GUIZERIX: Erasing versus embracing our imperfections, a lesson for my daughter
Published 4:00 am Wednesday, September 15, 2021
Over the weekend, my family and I took the rare opportunity to visit Orange Beach, Ala.
I’d been looking forward to the trip for a month, a chance for my daughter to make memories with both sets of her grandparents. In the interest of having plenty of photographic evidence with which to embarrass her when she’s a pre-teen (and simply because she’s too little to protest), I’d planned out “Mommy and Me” outfits for each day, from matching bathing suits to color-coordinating family attire for waterfront dinners.

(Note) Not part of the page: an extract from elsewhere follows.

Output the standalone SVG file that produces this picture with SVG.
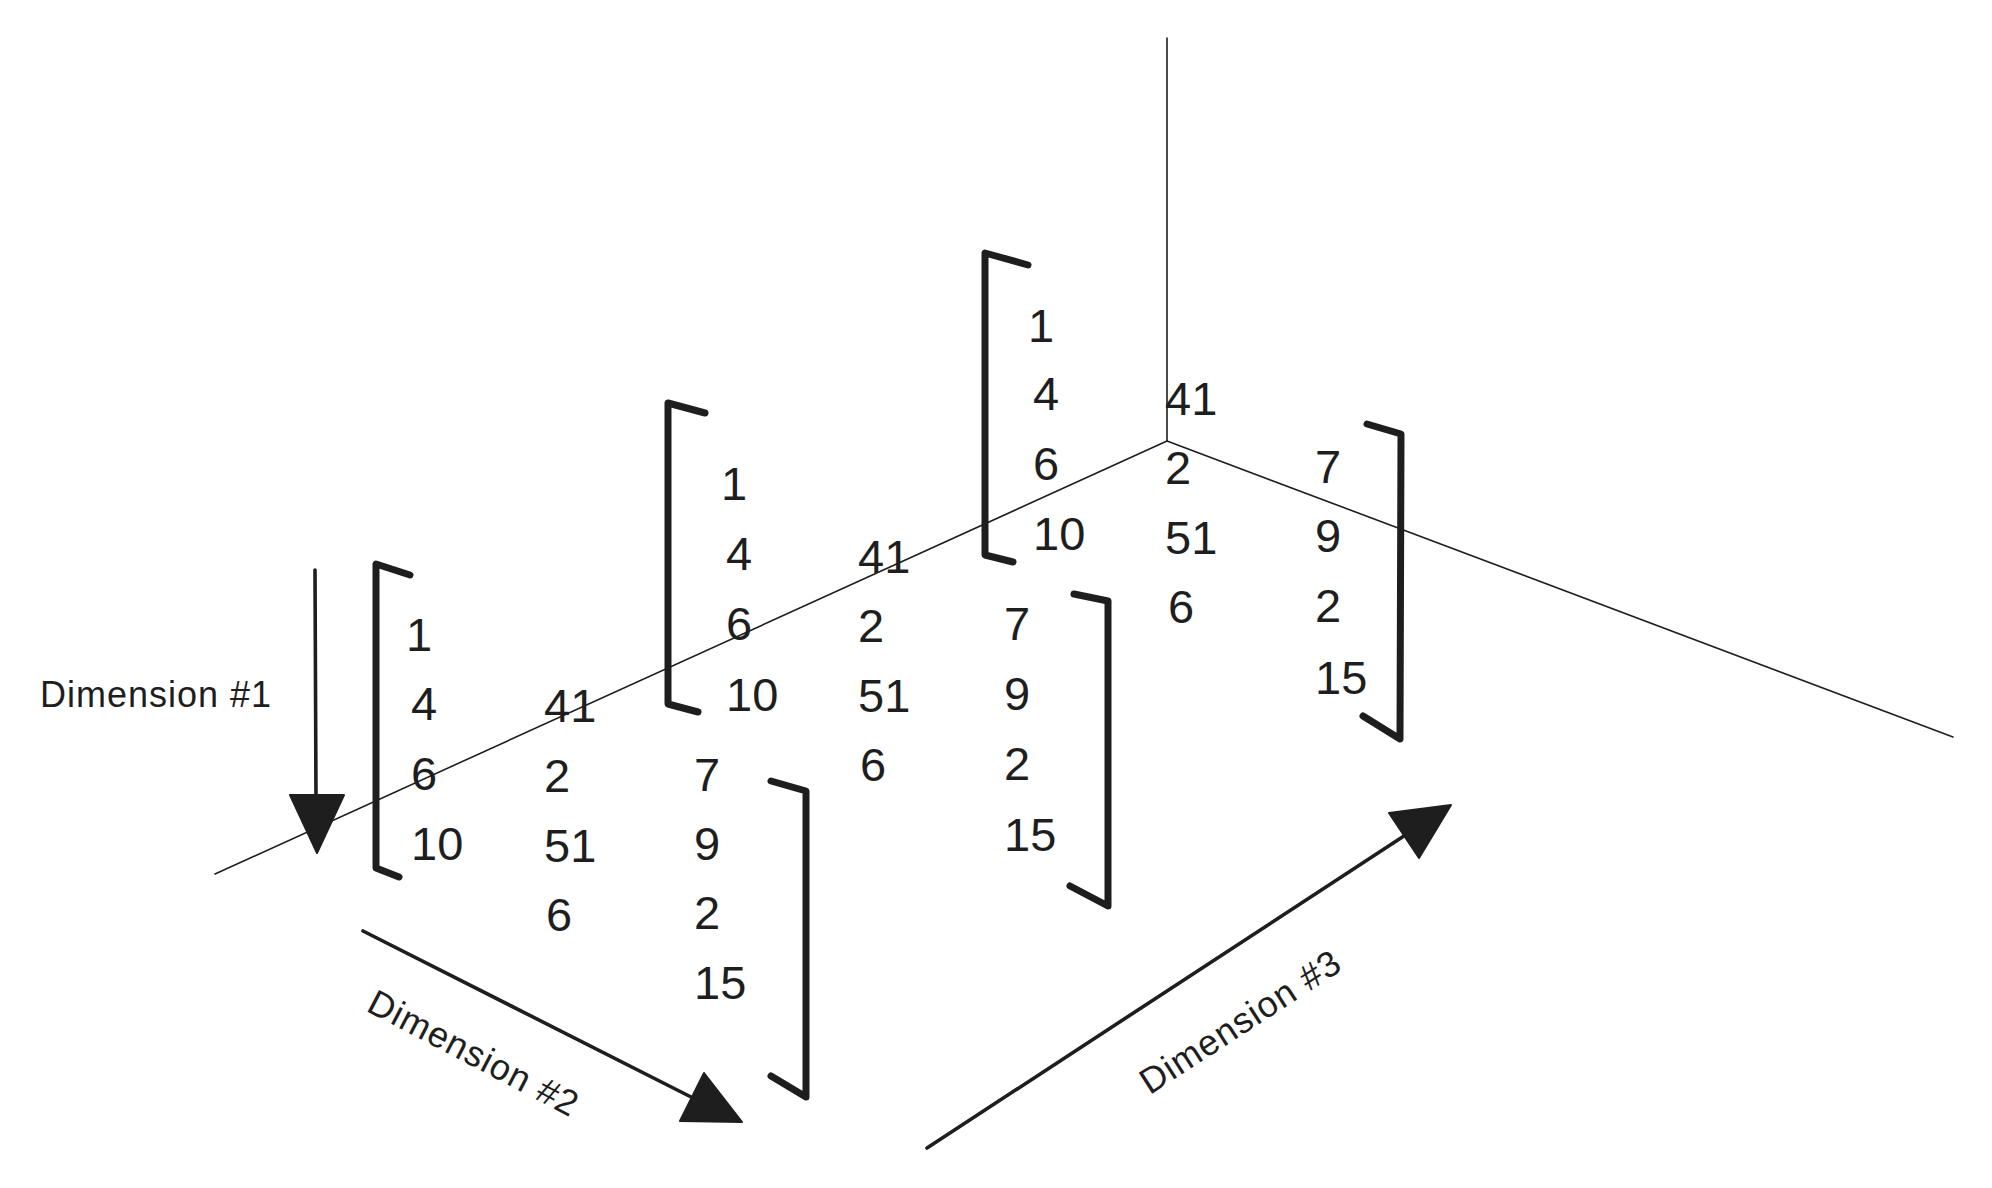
<svg xmlns="http://www.w3.org/2000/svg" width="1992" height="1188" viewBox="0 0 1992 1188">
  <defs>
    <style>
      .axis { stroke: #1e1e1e; stroke-width: 1.6; fill: none; stroke-linecap: round; }
      .arrow { stroke: #1e1e1e; stroke-width: 3.6; fill: none; stroke-linecap: round; }
      .head { fill: #1e1e1e; stroke: #1e1e1e; stroke-width: 2; stroke-linejoin: round; }
      .bracket { stroke: #1e1e1e; stroke-width: 7; fill: none; stroke-linecap: round; stroke-linejoin: round; }
      .num { font-family: "Liberation Sans", Arial, sans-serif; font-size: 47px; fill: #1e1e1e; }
      .label { font-family: "Liberation Sans", Arial, sans-serif; font-size: 36px; letter-spacing: 1px; fill: #1e1e1e; }
    </style>
  </defs>
  <rect x="0" y="0" width="1992" height="1188" fill="#ffffff"/>

  <g id="axes">
    <line class="axis" x1="1167" y1="38" x2="1167" y2="441"/>
    <line class="axis" x1="1167" y1="441" x2="215" y2="874"/>
    <line class="axis" x1="1167" y1="441" x2="1953" y2="737"/>
  </g>

  <g id="matrix-back">
    <path class="bracket" d="M 1028 265 L 985 253 L 985 555 L 1013 562"/>
    <path class="bracket" d="M 1367 424 L 1401 434 L 1400 739 L 1363 716"/>
    <text class="num" x="1033"><tspan x="1028" y="342">1</tspan><tspan x="1033" y="410">4</tspan><tspan x="1033" y="480">6</tspan><tspan x="1033" y="550">10</tspan></text>
    <text class="num" x="1165"><tspan x="1165" y="415">41</tspan><tspan x="1165" y="484">2</tspan><tspan x="1165" y="554">51</tspan><tspan x="1168" y="623">6</tspan></text>
    <text class="num" x="1315"><tspan x="1315" y="483">7</tspan><tspan x="1315" y="552">9</tspan><tspan x="1315" y="622">2</tspan><tspan x="1315" y="694">15</tspan></text>
  </g>

  <g id="matrix-middle">
    <path class="bracket" d="M 705 413 L 668 403 L 668 704 L 698 712"/>
    <path class="bracket" d="M 1074 594 L 1108 601 L 1108 906 L 1070 886"/>
    <text class="num" x="726"><tspan x="721" y="500">1</tspan><tspan x="726" y="570">4</tspan><tspan x="726" y="640">6</tspan><tspan x="726" y="711">10</tspan></text>
    <text class="num" x="858"><tspan x="858" y="573">41</tspan><tspan x="858" y="642">2</tspan><tspan x="858" y="712">51</tspan><tspan x="860" y="781">6</tspan></text>
    <text class="num" x="1004"><tspan x="1004" y="640">7</tspan><tspan x="1004" y="710">9</tspan><tspan x="1004" y="780">2</tspan><tspan x="1004" y="851">15</tspan></text>
  </g>

  <g id="matrix-front">
    <path class="bracket" d="M 410 575 L 376 564 L 376 868 L 399 877"/>
    <path class="bracket" d="M 771 781 L 806 791 L 806 1097 L 771 1076"/>
    <text class="num" x="411"><tspan x="406" y="651">1</tspan><tspan x="411" y="720">4</tspan><tspan x="411" y="790">6</tspan><tspan x="411" y="860">10</tspan></text>
    <text class="num" x="544"><tspan x="544" y="722">41</tspan><tspan x="544" y="792">2</tspan><tspan x="544" y="862">51</tspan><tspan x="546" y="931">6</tspan></text>
    <text class="num" x="694"><tspan x="694" y="791">7</tspan><tspan x="694" y="860">9</tspan><tspan x="694" y="929">2</tspan><tspan x="694" y="999">15</tspan></text>
  </g>

  <g id="connectors">
    <g id="arrow-dim1">
      <line class="arrow" x1="315" y1="570" x2="316" y2="800"/>
      <polygon class="head" points="290,795 344,795 317,853"/>
    </g>
    <g id="arrow-dim2">
      <line class="arrow" x1="363" y1="931" x2="695" y2="1099"/>
      <polygon class="head" points="680,1121 704,1073 742,1122"/>
    </g>
    <g id="arrow-dim3">
      <line class="arrow" x1="927" y1="1148" x2="1407" y2="834"/>
      <polygon class="head" points="1389,813 1419,858 1451,805"/>
    </g>
  </g>

  <g id="label-dim1">
    <text class="label" x="156" y="707" text-anchor="middle">Dimension #1</text>
  </g>
  <g id="label-dim2">
    <text class="label" x="0" y="0" text-anchor="middle" transform="translate(468 1064) rotate(27.5)">Dimension #2</text>
  </g>
  <g id="label-dim3">
    <text class="label" x="0" y="0" text-anchor="middle" transform="translate(1247 1032) rotate(-33)">Dimension #3</text>
  </g>
</svg>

When the weekend was over, however, I didn’t have a single polished, curated photo of my little family. A couple of years ago, this realization would have left me upset. But truthfully, the lack of “perfect” pictures is a sign of a good time.
For years, I used smartphone apps like FaceTune to alter photos of myself — make my teeth whiter, my face slimmer, rid my arms or midsection or thighs of any dimple or blemish I deemed unworthy.
Then, I became a mother, with a little girl who looks just like me. All the physical features I didn’t like about myself, I love on her.
Don’t get me wrong — the postpartum period hit me hard and still impacts my body image and self-confidence. I dreaded putting a swimsuit on a body that still doesn’t feel like my own. But, like many other parts of motherhood, it’s no longer about me.
After meditating on the concept of erasing versus embracing imperfections, I realized, 20 or 30 years from now, my daughter isn’t going to look back on pictures and say, “Wow, mom’s thighs look huge,” or “Her hair looks so frizzy here,” or “Wow, look at her stomach in that bathing suit.”
What she’ll see when she looks at our pictures is a happy mother promoting positive body image — a mother who, hopefully, sets an example and teaches her that she’s beautiful without a filter that drastically alters her appearance.
The photos I’m most fond of from our vacation are not the ones I attempted (in vain) to pose and polish. They’re the ones where my baby is toddling through the sand in an old onesie with crooked little spriggly pigtails and her tongue sticking out because she’s trying so hard to follow her daddy to the shoreline.
It’s the photo of me standing in the surf, gazing at her while she absorbs the world around her, with no regard to the way my legs look or my double chin.